*Task to complete*
Transcribe the whole listing below without changing a word, but leave out every image.

- - -

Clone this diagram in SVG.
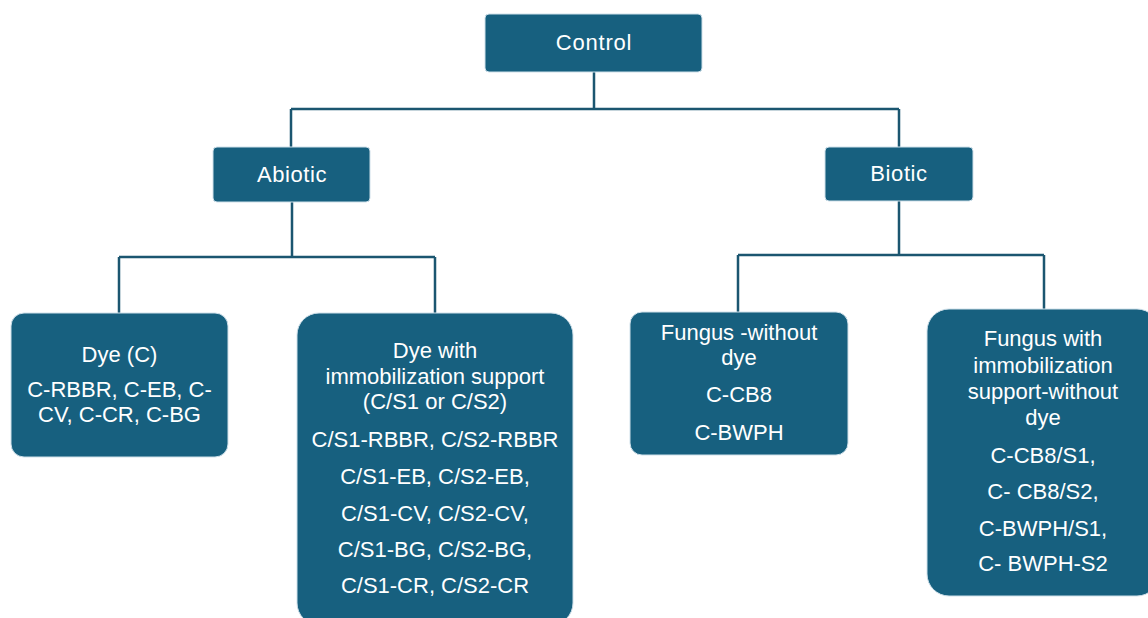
<svg xmlns="http://www.w3.org/2000/svg" width="1148" height="618" viewBox="0 0 1148 618">
  <style>
    .box { fill: #17607f; stroke: #cfe0ea; stroke-width: 1; }
    .lbl { font-family: "Liberation Sans", Arial, sans-serif; font-size: 22px; fill: #ffffff; text-anchor: middle; }
    .wire { fill: none; stroke: #1b5670; stroke-width: 2.5; }
  </style>
  <rect width="1148" height="618" fill="#ffffff"/>

  <!-- tree connectors -->
  <g id="connectors">
    <path class="wire" d="M594,72 V109 M291,109 H899 M291,109 V147 M899,109 V147"/>
    <path class="wire" d="M292,202 V257 M119,257 H435 M119,257 V313 M435,257 V313"/>
    <path class="wire" d="M899,201 V255 M738,255 H1044 M738,255 V312 M1044,255 V309"/>
  </g>

  <g id="control">
    <rect class="box" x="485" y="14" width="217" height="58" rx="4"/>
    <text class="lbl" x="594" y="50" letter-spacing="0.8">Control</text>
  </g>

  <g id="abiotic">
    <rect class="box" x="213" y="147" width="157" height="55" rx="4"/>
    <text class="lbl" x="292" y="182" letter-spacing="0.6">Abiotic</text>
  </g>

  <g id="biotic">
    <rect class="box" x="825" y="147" width="148" height="54" rx="4"/>
    <text class="lbl" x="899" y="181" letter-spacing="0.6">Biotic</text>
  </g>

  <g id="dye">
    <rect class="box" x="11" y="313" width="217" height="144" rx="13"/>
    <text class="lbl" x="119.5" y="362">Dye (C)</text>
    <text class="lbl" x="119.5" y="397">C-RBBR, C-EB, C-</text>
    <text class="lbl" x="119.5" y="422">CV, C-CR, C-BG</text>
  </g>

  <g id="dye-support">
    <rect class="box" x="297" y="313" width="276" height="312" rx="22"/>
    <text class="lbl" x="435" y="358">Dye with</text>
    <text class="lbl" x="435" y="384">immobilization support</text>
    <text class="lbl" x="435" y="409">(C/S1 or C/S2)</text>
    <text class="lbl" x="435" y="447">C/S1-RBBR, C/S2-RBBR</text>
    <text class="lbl" x="435" y="484">C/S1-EB, C/S2-EB,</text>
    <text class="lbl" x="435" y="521">C/S1-CV, C/S2-CV,</text>
    <text class="lbl" x="435" y="557">C/S1-BG, C/S2-BG,</text>
    <text class="lbl" x="435" y="593">C/S1-CR, C/S2-CR</text>
  </g>

  <g id="fungus">
    <rect class="box" x="630" y="312" width="218" height="143" rx="12"/>
    <text class="lbl" x="739" y="340">Fungus -without</text>
    <text class="lbl" x="739" y="365">dye</text>
    <text class="lbl" x="739" y="402">C-CB8</text>
    <text class="lbl" x="739" y="440">C-BWPH</text>
  </g>

  <g id="fungus-support">
    <rect class="box" x="927" y="309" width="232" height="287" rx="22"/>
    <text class="lbl" x="1043" y="346">Fungus with</text>
    <text class="lbl" x="1043" y="373">immobilization</text>
    <text class="lbl" x="1043" y="399">support-without</text>
    <text class="lbl" x="1043" y="425">dye</text>
    <text class="lbl" x="1043" y="463">C-CB8/S1,</text>
    <text class="lbl" x="1043" y="499">C- CB8/S2,</text>
    <text class="lbl" x="1043" y="536">C-BWPH/S1,</text>
    <text class="lbl" x="1043" y="571">C- BWPH-S2</text>
  </g>
</svg>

- - -

*Answer to the problem*
Clone this diagram in SVG.
<svg xmlns="http://www.w3.org/2000/svg" width="1148" height="618" viewBox="0 0 1148 618">
  <style>
    .box { fill: #17607f; stroke: #cfe0ea; stroke-width: 1; }
    .lbl { font-family: "Liberation Sans", Arial, sans-serif; font-size: 22px; fill: #ffffff; text-anchor: middle; }
    .wire { fill: none; stroke: #1b5670; stroke-width: 2.5; }
  </style>
  <rect width="1148" height="618" fill="#ffffff"/>

  <!-- tree connectors -->
  <g id="connectors">
    <path class="wire" d="M594,72 V109 M291,109 H899 M291,109 V147 M899,109 V147"/>
    <path class="wire" d="M292,202 V257 M119,257 H435 M119,257 V313 M435,257 V313"/>
    <path class="wire" d="M899,201 V255 M738,255 H1044 M738,255 V312 M1044,255 V309"/>
  </g>

  <g id="control">
    <rect class="box" x="485" y="14" width="217" height="58" rx="4"/>
    <text class="lbl" x="594" y="50" letter-spacing="0.8">Control</text>
  </g>

  <g id="abiotic">
    <rect class="box" x="213" y="147" width="157" height="55" rx="4"/>
    <text class="lbl" x="292" y="182" letter-spacing="0.6">Abiotic</text>
  </g>

  <g id="biotic">
    <rect class="box" x="825" y="147" width="148" height="54" rx="4"/>
    <text class="lbl" x="899" y="181" letter-spacing="0.6">Biotic</text>
  </g>

  <g id="dye">
    <rect class="box" x="11" y="313" width="217" height="144" rx="13"/>
    <text class="lbl" x="119.5" y="362">Dye (C)</text>
    <text class="lbl" x="119.5" y="397">C-RBBR, C-EB, C-</text>
    <text class="lbl" x="119.5" y="422">CV, C-CR, C-BG</text>
  </g>

  <g id="dye-support">
    <rect class="box" x="297" y="313" width="276" height="312" rx="22"/>
    <text class="lbl" x="435" y="358">Dye with</text>
    <text class="lbl" x="435" y="384">immobilization support</text>
    <text class="lbl" x="435" y="409">(C/S1 or C/S2)</text>
    <text class="lbl" x="435" y="447">C/S1-RBBR, C/S2-RBBR</text>
    <text class="lbl" x="435" y="484">C/S1-EB, C/S2-EB,</text>
    <text class="lbl" x="435" y="521">C/S1-CV, C/S2-CV,</text>
    <text class="lbl" x="435" y="557">C/S1-BG, C/S2-BG,</text>
    <text class="lbl" x="435" y="593">C/S1-CR, C/S2-CR</text>
  </g>

  <g id="fungus">
    <rect class="box" x="630" y="312" width="218" height="143" rx="12"/>
    <text class="lbl" x="739" y="340">Fungus -without</text>
    <text class="lbl" x="739" y="365">dye</text>
    <text class="lbl" x="739" y="402">C-CB8</text>
    <text class="lbl" x="739" y="440">C-BWPH</text>
  </g>

  <g id="fungus-support">
    <rect class="box" x="927" y="309" width="232" height="287" rx="22"/>
    <text class="lbl" x="1043" y="346">Fungus with</text>
    <text class="lbl" x="1043" y="373">immobilization</text>
    <text class="lbl" x="1043" y="399">support-without</text>
    <text class="lbl" x="1043" y="425">dye</text>
    <text class="lbl" x="1043" y="463">C-CB8/S1,</text>
    <text class="lbl" x="1043" y="499">C- CB8/S2,</text>
    <text class="lbl" x="1043" y="536">C-BWPH/S1,</text>
    <text class="lbl" x="1043" y="571">C- BWPH-S2</text>
  </g>
</svg>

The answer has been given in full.